DATA LISTING:
+++

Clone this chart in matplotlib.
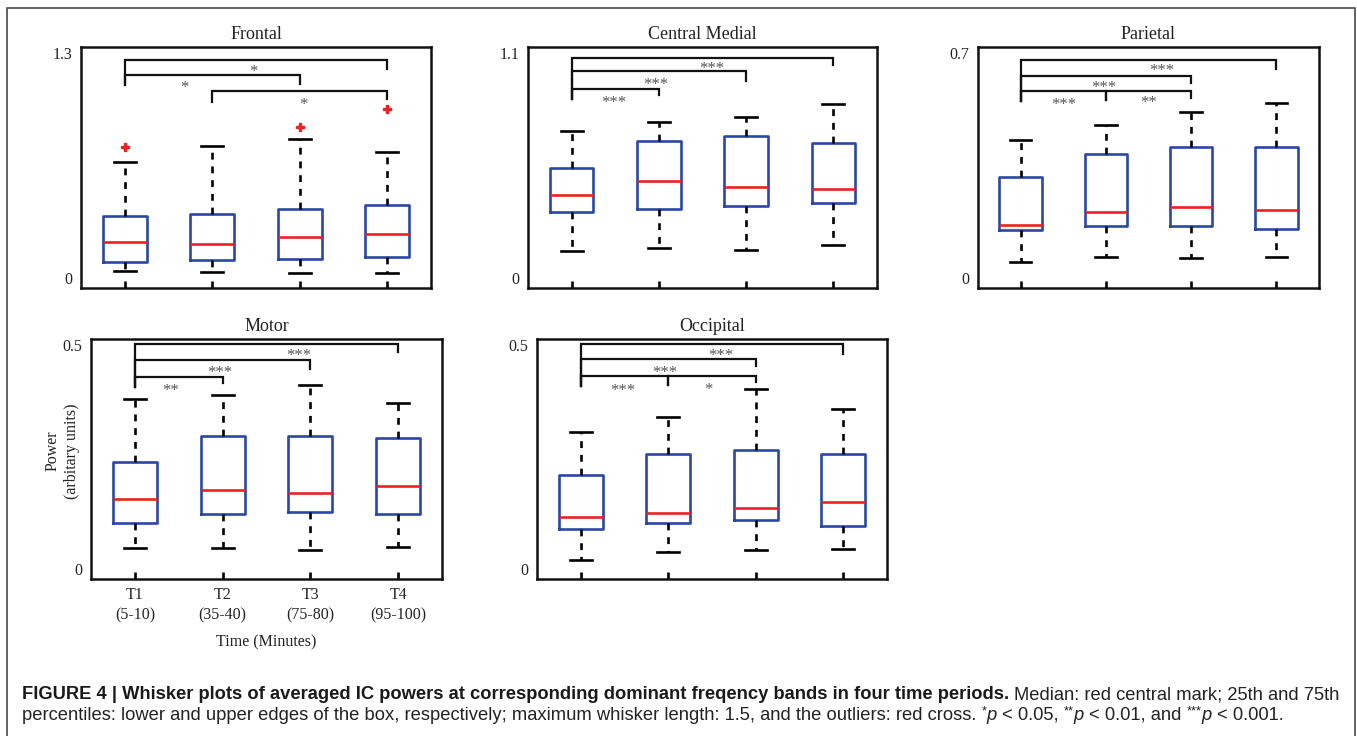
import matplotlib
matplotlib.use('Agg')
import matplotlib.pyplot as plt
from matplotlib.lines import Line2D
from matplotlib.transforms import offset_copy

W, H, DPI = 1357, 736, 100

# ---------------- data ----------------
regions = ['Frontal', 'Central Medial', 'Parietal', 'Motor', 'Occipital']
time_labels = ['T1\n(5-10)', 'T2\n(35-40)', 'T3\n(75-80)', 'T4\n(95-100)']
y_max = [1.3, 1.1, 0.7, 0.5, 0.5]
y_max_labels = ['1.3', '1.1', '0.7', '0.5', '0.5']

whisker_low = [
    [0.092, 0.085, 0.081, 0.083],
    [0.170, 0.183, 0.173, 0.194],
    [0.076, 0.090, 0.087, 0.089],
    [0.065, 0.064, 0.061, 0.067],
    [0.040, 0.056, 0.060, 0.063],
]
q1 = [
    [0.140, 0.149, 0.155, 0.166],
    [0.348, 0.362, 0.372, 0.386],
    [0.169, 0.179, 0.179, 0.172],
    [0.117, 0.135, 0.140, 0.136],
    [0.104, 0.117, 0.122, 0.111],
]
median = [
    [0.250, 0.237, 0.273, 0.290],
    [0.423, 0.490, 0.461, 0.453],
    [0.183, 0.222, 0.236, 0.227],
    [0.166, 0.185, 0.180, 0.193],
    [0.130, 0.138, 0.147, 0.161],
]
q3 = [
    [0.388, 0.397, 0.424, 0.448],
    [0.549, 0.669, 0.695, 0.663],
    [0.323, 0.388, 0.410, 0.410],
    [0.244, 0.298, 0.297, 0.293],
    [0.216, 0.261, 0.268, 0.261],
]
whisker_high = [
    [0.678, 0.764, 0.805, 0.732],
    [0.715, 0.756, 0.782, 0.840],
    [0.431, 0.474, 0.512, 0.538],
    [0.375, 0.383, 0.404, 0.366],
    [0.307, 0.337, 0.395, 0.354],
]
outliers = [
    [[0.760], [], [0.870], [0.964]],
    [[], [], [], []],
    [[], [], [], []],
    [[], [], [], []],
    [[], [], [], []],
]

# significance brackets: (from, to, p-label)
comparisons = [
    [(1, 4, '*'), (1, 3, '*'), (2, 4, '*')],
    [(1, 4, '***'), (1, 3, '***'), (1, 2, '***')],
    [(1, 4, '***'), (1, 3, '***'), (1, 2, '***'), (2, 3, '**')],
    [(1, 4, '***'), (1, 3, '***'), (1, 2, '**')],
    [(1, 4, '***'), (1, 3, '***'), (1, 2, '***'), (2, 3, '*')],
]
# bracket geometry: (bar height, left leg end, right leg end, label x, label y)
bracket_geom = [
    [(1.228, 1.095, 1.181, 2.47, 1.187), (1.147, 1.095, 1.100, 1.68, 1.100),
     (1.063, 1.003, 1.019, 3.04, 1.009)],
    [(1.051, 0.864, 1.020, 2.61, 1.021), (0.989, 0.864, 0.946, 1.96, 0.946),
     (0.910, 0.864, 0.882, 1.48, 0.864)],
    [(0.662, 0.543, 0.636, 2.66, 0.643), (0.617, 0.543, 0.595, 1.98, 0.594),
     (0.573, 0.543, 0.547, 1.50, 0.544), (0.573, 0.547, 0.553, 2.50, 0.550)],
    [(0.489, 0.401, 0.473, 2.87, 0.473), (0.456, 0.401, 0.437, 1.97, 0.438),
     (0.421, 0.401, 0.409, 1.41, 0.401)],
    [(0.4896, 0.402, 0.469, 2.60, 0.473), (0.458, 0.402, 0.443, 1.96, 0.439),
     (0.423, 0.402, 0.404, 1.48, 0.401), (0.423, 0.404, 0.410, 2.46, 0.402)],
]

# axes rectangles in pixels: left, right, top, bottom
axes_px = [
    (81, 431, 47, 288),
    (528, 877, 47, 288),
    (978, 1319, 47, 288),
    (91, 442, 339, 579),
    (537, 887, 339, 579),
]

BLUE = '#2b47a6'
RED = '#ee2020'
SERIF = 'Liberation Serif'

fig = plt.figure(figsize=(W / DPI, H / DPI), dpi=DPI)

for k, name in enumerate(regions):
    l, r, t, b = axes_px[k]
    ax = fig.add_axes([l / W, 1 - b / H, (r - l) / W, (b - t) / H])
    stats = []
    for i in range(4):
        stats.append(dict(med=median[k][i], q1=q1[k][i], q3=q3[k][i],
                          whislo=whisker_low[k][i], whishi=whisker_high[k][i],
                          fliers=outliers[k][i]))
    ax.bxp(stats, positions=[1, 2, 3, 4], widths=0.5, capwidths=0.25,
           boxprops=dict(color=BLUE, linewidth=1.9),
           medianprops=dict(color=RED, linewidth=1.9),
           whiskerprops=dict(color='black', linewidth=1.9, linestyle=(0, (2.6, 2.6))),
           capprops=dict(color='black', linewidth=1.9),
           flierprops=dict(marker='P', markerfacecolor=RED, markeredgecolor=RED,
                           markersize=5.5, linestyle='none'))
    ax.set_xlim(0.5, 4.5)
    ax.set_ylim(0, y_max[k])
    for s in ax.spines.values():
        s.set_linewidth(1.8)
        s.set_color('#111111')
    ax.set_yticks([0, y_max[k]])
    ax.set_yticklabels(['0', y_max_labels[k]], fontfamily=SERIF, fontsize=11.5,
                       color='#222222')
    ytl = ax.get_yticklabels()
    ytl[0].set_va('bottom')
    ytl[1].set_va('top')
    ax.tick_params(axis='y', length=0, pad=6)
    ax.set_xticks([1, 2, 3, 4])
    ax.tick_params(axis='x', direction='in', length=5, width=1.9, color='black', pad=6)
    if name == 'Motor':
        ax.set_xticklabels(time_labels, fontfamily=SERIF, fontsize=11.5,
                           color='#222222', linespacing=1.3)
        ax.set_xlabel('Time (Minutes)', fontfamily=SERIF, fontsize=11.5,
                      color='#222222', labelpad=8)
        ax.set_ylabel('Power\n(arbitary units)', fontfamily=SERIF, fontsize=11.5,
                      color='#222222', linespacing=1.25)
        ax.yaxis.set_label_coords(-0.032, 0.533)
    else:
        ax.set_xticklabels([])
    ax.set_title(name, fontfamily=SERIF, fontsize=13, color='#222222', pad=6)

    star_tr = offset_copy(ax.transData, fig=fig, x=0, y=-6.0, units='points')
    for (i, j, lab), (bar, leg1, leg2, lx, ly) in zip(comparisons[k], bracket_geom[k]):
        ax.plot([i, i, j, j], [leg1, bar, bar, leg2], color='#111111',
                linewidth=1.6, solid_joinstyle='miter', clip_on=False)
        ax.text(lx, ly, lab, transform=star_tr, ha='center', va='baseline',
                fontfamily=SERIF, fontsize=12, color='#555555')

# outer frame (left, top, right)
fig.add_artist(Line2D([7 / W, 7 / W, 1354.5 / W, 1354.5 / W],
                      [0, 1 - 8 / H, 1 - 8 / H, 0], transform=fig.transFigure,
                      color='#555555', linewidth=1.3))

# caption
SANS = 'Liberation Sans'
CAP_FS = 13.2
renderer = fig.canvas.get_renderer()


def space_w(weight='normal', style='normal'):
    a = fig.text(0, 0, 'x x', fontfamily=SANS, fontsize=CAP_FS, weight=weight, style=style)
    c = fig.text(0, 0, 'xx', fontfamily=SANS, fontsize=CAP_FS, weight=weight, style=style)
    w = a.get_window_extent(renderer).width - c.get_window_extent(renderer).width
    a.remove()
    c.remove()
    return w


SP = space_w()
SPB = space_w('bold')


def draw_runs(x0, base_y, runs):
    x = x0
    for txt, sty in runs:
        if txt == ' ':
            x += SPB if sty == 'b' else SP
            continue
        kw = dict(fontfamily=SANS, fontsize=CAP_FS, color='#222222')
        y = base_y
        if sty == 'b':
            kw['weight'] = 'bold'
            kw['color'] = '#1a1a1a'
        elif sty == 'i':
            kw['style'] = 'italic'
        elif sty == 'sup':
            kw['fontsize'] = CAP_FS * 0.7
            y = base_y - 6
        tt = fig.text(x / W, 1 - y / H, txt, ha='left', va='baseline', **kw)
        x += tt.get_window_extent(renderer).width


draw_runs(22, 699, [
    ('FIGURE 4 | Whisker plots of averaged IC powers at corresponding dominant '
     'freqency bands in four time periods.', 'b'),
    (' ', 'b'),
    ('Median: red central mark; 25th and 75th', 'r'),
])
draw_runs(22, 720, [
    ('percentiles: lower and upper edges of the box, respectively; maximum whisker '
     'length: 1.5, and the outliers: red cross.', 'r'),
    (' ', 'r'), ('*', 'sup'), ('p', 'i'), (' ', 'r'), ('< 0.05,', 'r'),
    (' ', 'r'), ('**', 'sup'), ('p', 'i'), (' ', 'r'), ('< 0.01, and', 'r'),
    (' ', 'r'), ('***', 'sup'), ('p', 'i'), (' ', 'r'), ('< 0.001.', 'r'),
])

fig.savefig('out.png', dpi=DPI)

+++

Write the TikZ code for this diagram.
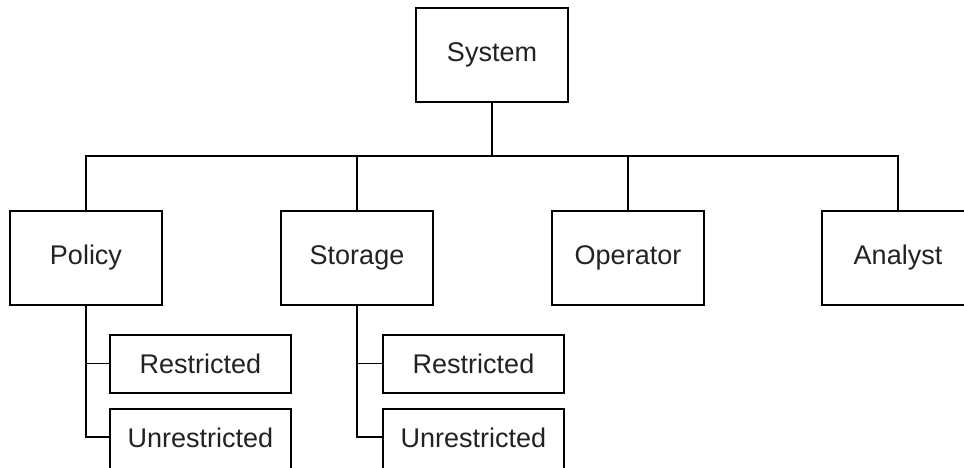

+++

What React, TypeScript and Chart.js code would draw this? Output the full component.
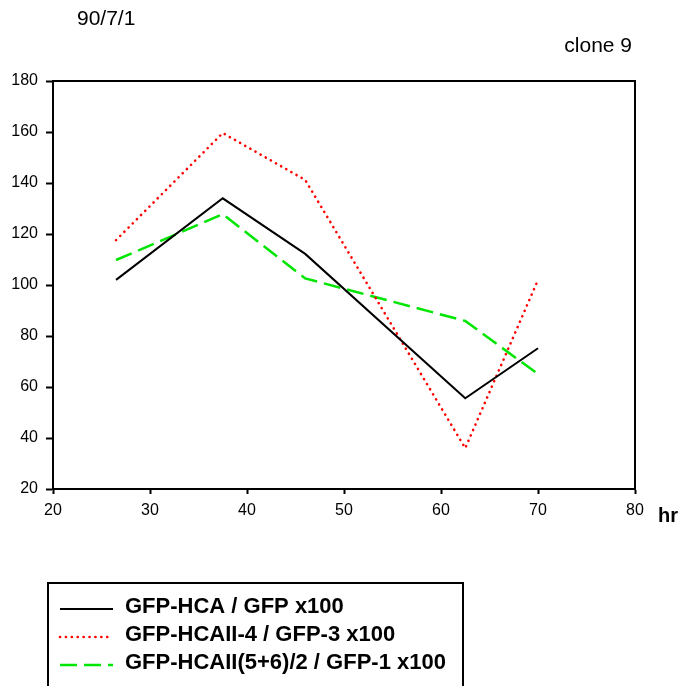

+++

WORK TO COMPLETE:
What is the number of lines in the records that contain the string "this"? Give only that number.

RESULT BELOW:
3